Whilst this has had an impact, resulting in a rise in the number of ‘not provided’ keywords reported, this still accounted for a relatively small proportion of keyword searches, and a good amount of keyword search data was still available in Google Analytics.
Keyword searches will now be encrypted for all users
That has now changed however and Google now plan to encrypt searches for all users regardless of whether they are logged in and conducting searches via a secure SSL connection or not. Google claim to be protecting the privacy of their users in doing this, and whilst the change hasn’t happened yet, it certainly sounds like it is imminent.
As to why Google has made this decision, the reasons are currently down to pure speculation. The prevailing thinking is that the decision might have been made in an effort to block agencies such as the NSA. Earlier this year, Google was accused of cooperating with in order to provide them with direct access to its search data, something Google strongly denied.
Another reason why Google might have done this is to force businesses into using Google AdWords. By paying for clicks on certain keywords, they in turn will have access to the keyword data that is set to be removed from Google Analytics.

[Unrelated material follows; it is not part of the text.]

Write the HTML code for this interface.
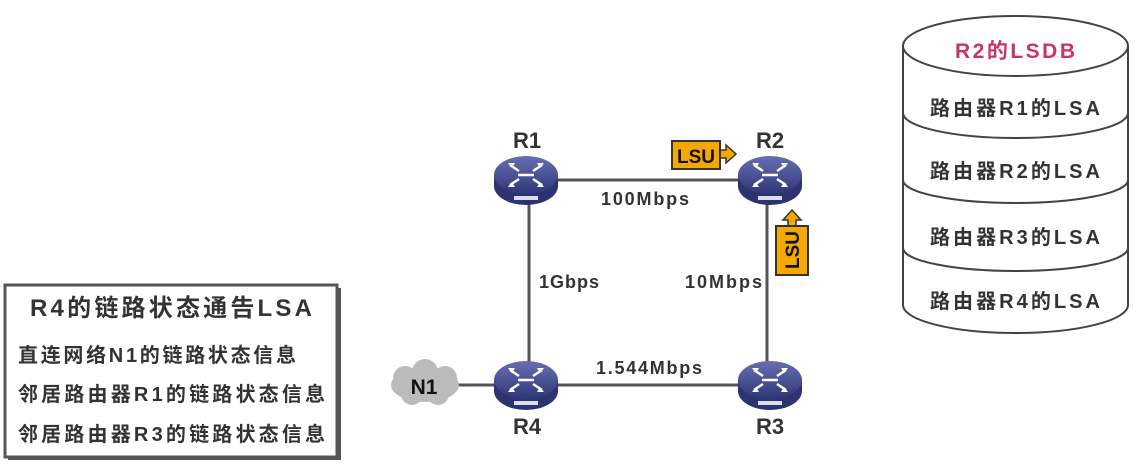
<!DOCTYPE html>
<html><head><meta charset="utf-8"><style>
body{margin:0;background:#fff;width:1142px;height:466px;overflow:hidden}
svg{display:block;font-family:"Liberation Sans","Noto Sans CJK SC",sans-serif;font-weight:bold}
</style></head><body>
<svg width="1142" height="466" viewBox="0 0 1142 466">
<defs>
<linearGradient id="rg" x1="0" y1="0" x2="0" y2="1"><stop offset="0" stop-color="#6670b0"/><stop offset="1" stop-color="#2f3678"/></linearGradient>
<g id="router">
<path d="M-32,0 v11 a32,19 0 0 0 64,0 v-11 z" fill="#2c3370"/>
<ellipse cx="0" cy="0" rx="32" ry="19" fill="url(#rg)"/>
<g stroke="#fff" stroke-width="2.5" fill="none">
<path d="M-16,-10 l9,6 M-16,10 l9,-6 M16,-10 l-9,6 M16,10 l-9,-6 M-8,0 h16"/>
</g>
<g fill="#fff"><path d="M-18,-12 l7,0 l-3,5z M18,-12 l-7,0 l3,5z M-18,12 l7,0 l-3,-5z M18,12 l-7,0 l3,-5z"/></g>
<rect x="-12" y="21" width="24" height="4" fill="#dde"/>
</g>
</defs>
<g stroke="#555" stroke-width="3">
<line x1="526" y1="180" x2="770" y2="180"/>
<line x1="529" y1="180" x2="529" y2="385"/>
<line x1="767" y1="180" x2="767" y2="385"/>
<line x1="526" y1="385" x2="770" y2="385"/>
<line x1="450" y1="385" x2="500" y2="385"/>
</g>
<g fill="#bbb">
<ellipse cx="425" cy="385" rx="34" ry="17"/>
<circle cx="405" cy="378" r="12"/><circle cx="425" cy="372" r="13"/><circle cx="445" cy="378" r="12"/>
<circle cx="412" cy="394" r="11"/><circle cx="438" cy="394" r="11"/>
</g>
<text x="424" y="394" font-size="21" text-anchor="middle" fill="#111">N1</text>
<use href="#router" x="526" y="175"/>
<use href="#router" x="770" y="175"/>
<use href="#router" x="526" y="380"/>
<use href="#router" x="770" y="380"/>
<g fill="#333" font-size="22" text-anchor="middle">
<text x="527" y="148">R1</text><text x="770" y="148">R2</text>
<text x="527" y="434">R4</text><text x="770" y="434">R3</text>
</g>
<g fill="#333" font-size="18">
<text x="601" y="205" textLength="88">100Mbps</text>
<text x="539" y="288" textLength="60">1Gbps</text>
<text x="685" y="288" textLength="77">10Mbps</text>
<text x="596" y="374" textLength="106">1.544Mbps</text>
</g>
<path d="M720,150 h6 v-5 l10,9 l-10,9 v-5 h-6z" fill="#f5a800" stroke="#333" stroke-width="1.5"/>
<rect x="672" y="141" width="48" height="28" fill="#f5a800" stroke="#333" stroke-width="2"/>
<text x="696" y="163" font-size="19" text-anchor="middle" fill="#111">LSU</text>
<path d="M788,226 v-6 h-5 l9,-10 l9,10 h-5 v6z" fill="#f5a800" stroke="#333" stroke-width="1.5"/>
<rect x="776" y="226" width="32" height="49" fill="#f5a800" stroke="#333" stroke-width="2"/>
<text transform="translate(799,250) rotate(-90)" font-size="19" text-anchor="middle" fill="#111">LSU</text>
<rect x="8" y="288" width="333" height="172" fill="#555"/>
<rect x="5" y="285" width="332" height="172" fill="#fff" stroke="#555" stroke-width="3"/>
<text x="30" y="316" font-size="24" textLength="282" fill="#333">R4的链路状态通告LSA</text>
<g font-size="20" fill="#333">
<text x="18" y="362" textLength="278">直连网络N1的链路状态信息</text>
<text x="18" y="401" textLength="307">邻居路由器R1的链路状态信息</text>
<text x="18" y="441" textLength="307">邻居路由器R3的链路状态信息</text>
</g>
<g fill="#fff" stroke="#444" stroke-width="2">
<path d="M903,46 V305 A112.5,28 0 0 0 1128,305 V46"/>
<ellipse cx="1015.5" cy="46" rx="112.5" ry="30"/>
<path d="M903,113 A112.5,25 0 0 0 1128,113" fill="none"/>
<path d="M903,180 A112.5,23 0 0 0 1128,180" fill="none"/>
<path d="M903,248 A112.5,23 0 0 0 1128,248" fill="none"/>
</g>
<text x="955" y="58" font-size="21" textLength="120" fill="#c8336a">R2的LSDB</text>
<g font-size="20" fill="#333">
<text x="930" y="115" textLength="170">路由器R1的LSA</text>
<text x="930" y="178" textLength="170">路由器R2的LSA</text>
<text x="930" y="244" textLength="170">路由器R3的LSA</text>
<text x="930" y="308" textLength="170">路由器R4的LSA</text>
</g>
</svg>
</body></html>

According to Search Engine Land, keyword data will still be available through Google Webmaster Tools, but I do speculate as to how long this will remain the case and believe it to be more than feasible that keyword data will also be removed from Webmaster Tools at some point.
The information available through Google AdWords whilst not perfect, is excellent when you consider the fact it is free. Perhaps this was an inevitable step, taking away access to more data forces businesses to go down the paid routes of either PPC and Google Analytics Premium.
Whilst reducing free features in many ways is understandable, it is worth considering the fact that not all businesses have the budgets available to compete effectively in paid search and all but the biggest global brands will be able to meet the absurdly high annual fee for Google Analytics Premium (which if you are wondering costs £90,000).